Jean, its great people like yourself who have really rounded out many areas of our collection.  :)

MarieLouise's picture

(post #62597, reply #19 of 19)

We have a library at Sea Ranch that is all donations. To make room for new cookbooks, I donate my least-used ones to the library. Checkout is on the honor system, and you keep them as long as you like. Funny thing, every time I go there, NONE of my cookbooks are on the shelf. I figure,oh well, at least someone's using them.

sailor's picture

(post #62597, reply #13 of 19)

what if you ever needed to skin a squirrel


You're not kidding squirrel and muskat are hot items in some parts down here. Maryland is the south, even though it dosen't seem like it is, being so close to NY and PA.

Tuck's picture

(post #62597, reply #4 of 19)

Hi s'kat.  Only three, that's tough because there's so many -


Jacques Pepin's La Methode and La Technique
Madeleine Kamman's The New Making of a Cook
Marcella Hazan's Essentials of Classic Italian Cooking


 

~tuck
"Crisp crusts crackle crunchily"

Wolvie's picture

(post #62597, reply #5 of 19)

I was considering Marcella's, too. Great book.
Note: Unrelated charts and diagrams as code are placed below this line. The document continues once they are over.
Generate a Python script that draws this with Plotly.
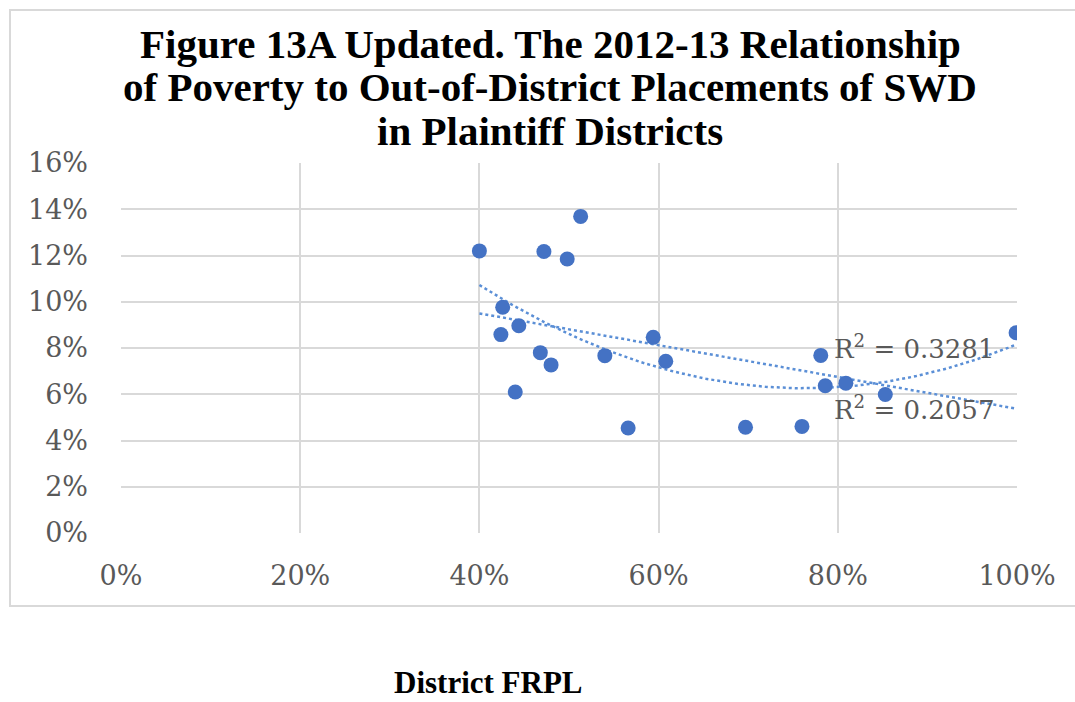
import numpy as np
import plotly.graph_objects as go

# District free/reduced-price lunch share (x) and out-of-district placement rate (y)
frpl = [0.400, 0.426, 0.424, 0.444, 0.440, 0.472, 0.468, 0.480, 0.498, 0.513,
        0.540, 0.566, 0.594, 0.608, 0.697, 0.760, 0.781, 0.786, 0.809, 0.853, 0.999]
placement = [0.1220, 0.0976, 0.0858, 0.0896, 0.0610, 0.1217, 0.0780, 0.0727, 0.1185, 0.1369,
             0.0767, 0.0454, 0.0846, 0.0743, 0.0457, 0.0461, 0.0768, 0.0637, 0.0648, 0.0599, 0.0866]

x_ticks = [0, 0.2, 0.4, 0.6, 0.8, 1.0]
x_labels = ["0%", "20%", "40%", "60%", "80%", "100%"]
y_ticks = [0, 0.02, 0.04, 0.06, 0.08, 0.10, 0.12, 0.14, 0.16]
y_labels = ["0%", "2%", "4%", "6%", "8%", "10%", "12%", "14%", "16%"]

r2_labels = ["R<sup>2</sup> = 0.3281", "R<sup>2</sup> = 0.2057"]

title_lines = ["Figure 13A Updated. The 2012-13 Relationship",
               "of Poverty to Out-of-District Placements of SWD",
               "in Plaintiff Districts"]
x_title = "District FRPL"

# Trendlines: second-order polynomial and linear least-squares fits
xs = np.linspace(min(frpl), max(frpl), 200)
poly_fit = np.polyval(np.polyfit(frpl, placement, 2), xs)
lin_fit = np.polyval(np.polyfit(frpl, placement, 1), xs)

TICK_GRAY = "#595959"
GRID = "#d9d9d9"
DOT_BLUE = "#4472c4"
TREND_BLUE = "#5b8fd6"

# Plot-area geometry in pixels, used to place paper-space annotations
PLOT_L, PLOT_W = 121, 896
PLOT_BOTTOM, PLOT_H = 533, 370


def px_x(px):
    return (px - PLOT_L) / PLOT_W


def px_y(px):
    return (PLOT_BOTTOM - px) / PLOT_H


fig = go.Figure()
fig.add_trace(go.Scatter(x=xs, y=poly_fit, mode="lines",
                         line=dict(color=TREND_BLUE, width=2.5, dash="dot"),
                         hoverinfo="skip"))
fig.add_trace(go.Scatter(x=xs, y=lin_fit, mode="lines",
                         line=dict(color=TREND_BLUE, width=2.5, dash="dot"),
                         hoverinfo="skip"))
fig.add_trace(go.Scatter(x=frpl, y=placement, mode="markers",
                         marker=dict(color=DOT_BLUE, size=15, line=dict(width=0))))

tick_font = dict(family="DejaVu Serif", size=27, color=TICK_GRAY)

fig.update_layout(
    width=1075, height=702,
    margin=dict(l=PLOT_L, r=1075 - PLOT_L - PLOT_W, t=PLOT_BOTTOM - PLOT_H, b=702 - PLOT_BOTTOM),
    paper_bgcolor="white", plot_bgcolor="white",
    showlegend=False,
    xaxis=dict(range=[0, 1], tickvals=x_ticks, ticktext=x_labels,
               showgrid=True, gridcolor=GRID, gridwidth=2, zeroline=False,
               showline=False, ticks="", tickfont=tick_font, ticklabelstandoff=24),
    yaxis=dict(range=[0, 0.16], tickvals=y_ticks, ticktext=y_labels,
               showgrid=True, gridcolor=GRID, gridwidth=2, zeroline=False,
               showline=False, ticks="", tickfont=tick_font, ticklabelstandoff=32),
    shapes=[dict(type="rect", xref="paper", yref="paper",
                 x0=px_x(10), x1=px_x(1090), y0=px_y(606), y1=px_y(10),
                 line=dict(color="#d9d9d9", width=2), fillcolor="rgba(0,0,0,0)",
                 layer="below")],
)

# Chart title, three centred lines
for line, y_px in zip(title_lines, [44, 87, 131]):
    fig.add_annotation(text=f"<b>{line}</b>", xref="paper", yref="paper",
                       x=px_x(550), y=px_y(y_px),
                       xanchor="center", yanchor="middle", showarrow=False,
                       font=dict(family="Liberation Serif", size=41, color="black"))

# R-squared labels beside the trendline ends
for label, y_px in zip(r2_labels, [347, 408]):
    fig.add_annotation(text=label, xref="paper", yref="paper",
                       x=px_x(832), y=px_y(y_px),
                       xanchor="left", yanchor="middle", showarrow=False,
                       font=dict(family="DejaVu Serif", size=26, color=TICK_GRAY))

# Axis title below the chart frame
fig.add_annotation(text=f"<b>{x_title}</b>", xref="paper", yref="paper",
                   x=px_x(488), y=px_y(702),
                   xanchor="center", yanchor="bottom", showarrow=False,
                   font=dict(family="Liberation Serif", size=31, color="black"))

fig.write_html("out.html")
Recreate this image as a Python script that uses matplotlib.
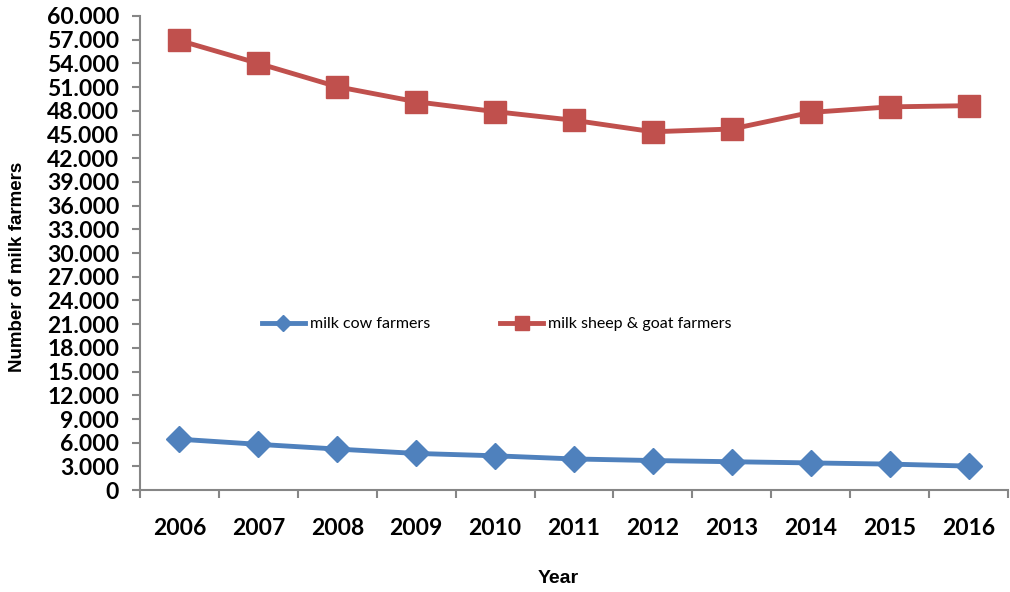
import numpy as np
import matplotlib.pyplot as plt
from matplotlib.ticker import FuncFormatter, MultipleLocator, FixedLocator

years = ['2006', '2007', '2008', '2009', '2010', '2011', '2012', '2013', '2014', '2015', '2016']
cow_farmers = [6450, 5800, 5200, 4650, 4350, 3950, 3750, 3600, 3450, 3300, 3050]
sheep_goat_farmers = [56900, 54000, 51050, 49150, 47900, 46800, 45350, 45700, 47800, 48500, 48650]

plt.rcParams['font.family'] = ['Lato', 'DejaVu Sans']

x = np.arange(len(years))

fig = plt.figure(figsize=(10.1, 5.92), dpi=100)
ax = fig.add_axes([0.1386, 0.172, 0.8594, 0.801])

ax.plot(x, cow_farmers, color='#4F81BD', lw=3.5, marker='D', markersize=13,
        label='milk cow farmers')
ax.plot(x, sheep_goat_farmers, color='#C0504D', lw=3.5, marker='s', markersize=16,
        label='milk sheep & goat farmers')

ax.set_xlim(-0.5, len(years) - 0.5)
ax.set_ylim(0, 60000)
ax.yaxis.set_major_locator(MultipleLocator(3000))
ax.yaxis.set_major_formatter(FuncFormatter(lambda v, p: f'{int(v):,}'.replace(',', '.')))
ax.set_xticks(x)
ax.set_xticklabels(years, fontsize=16.5, fontweight='bold')
ax.xaxis.set_minor_locator(FixedLocator(np.arange(-0.5, len(years), 1)))
ax.tick_params(axis='x', which='major', length=0, pad=20)
ax.tick_params(axis='x', which='minor', length=6, width=1.5, color='#868686')
ax.tick_params(axis='y', length=6, width=1.5, color='#868686', labelsize=16.5, pad=9)
for lab in ax.get_yticklabels():
    lab.set_fontweight('bold')

for s in ['top', 'right']:
    ax.spines[s].set_visible(False)
for s in ['left', 'bottom']:
    ax.spines[s].set_color('#868686')
    ax.spines[s].set_linewidth(1.5)

ax.set_xlabel('Year', fontsize=14, fontweight='bold', family='Liberation Sans', va='center')
ax.xaxis.set_label_coords(0.4816, -0.186)
ax.set_ylabel('Number of milk farmers', fontsize=13.5, fontweight='bold',
              family='Liberation Sans', va='center')
ax.yaxis.set_label_coords(-0.1406, 0.47)

ax.legend(loc='center left', bbox_to_anchor=(0.1406, 0.35), ncol=2, frameon=False,
          fontsize=11.5, markerscale=0.65, handlelength=2.67, handletextpad=0.33,
          columnspacing=4.4, borderpad=0, borderaxespad=0)

plt.savefig('out.png', dpi=100)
Nothing valuable can be lost by taking time - Abe Lincoln.

 

Tuck's picture

(post #62597, reply #6 of 19)

Yes it is.  I forgot to mention the Harold McGee books.


~tuck
"Crisp crusts crackle crunchily"

sandermom's picture

(post #62597, reply #9 of 19)

Coyote Cafe by Mark Miller
Joy of Cooking by Rombauer/Becker
The Wolfgang Puck Cookbook by himself

Klaatu Barada Nikto

chiffonade's picture

(post #62597, reply #10 of 19)

The New Professional Chef
The Joy of Cooking
The Cake Bible


Not necessarily in that order.

*You're a REAL person, eat REAL food."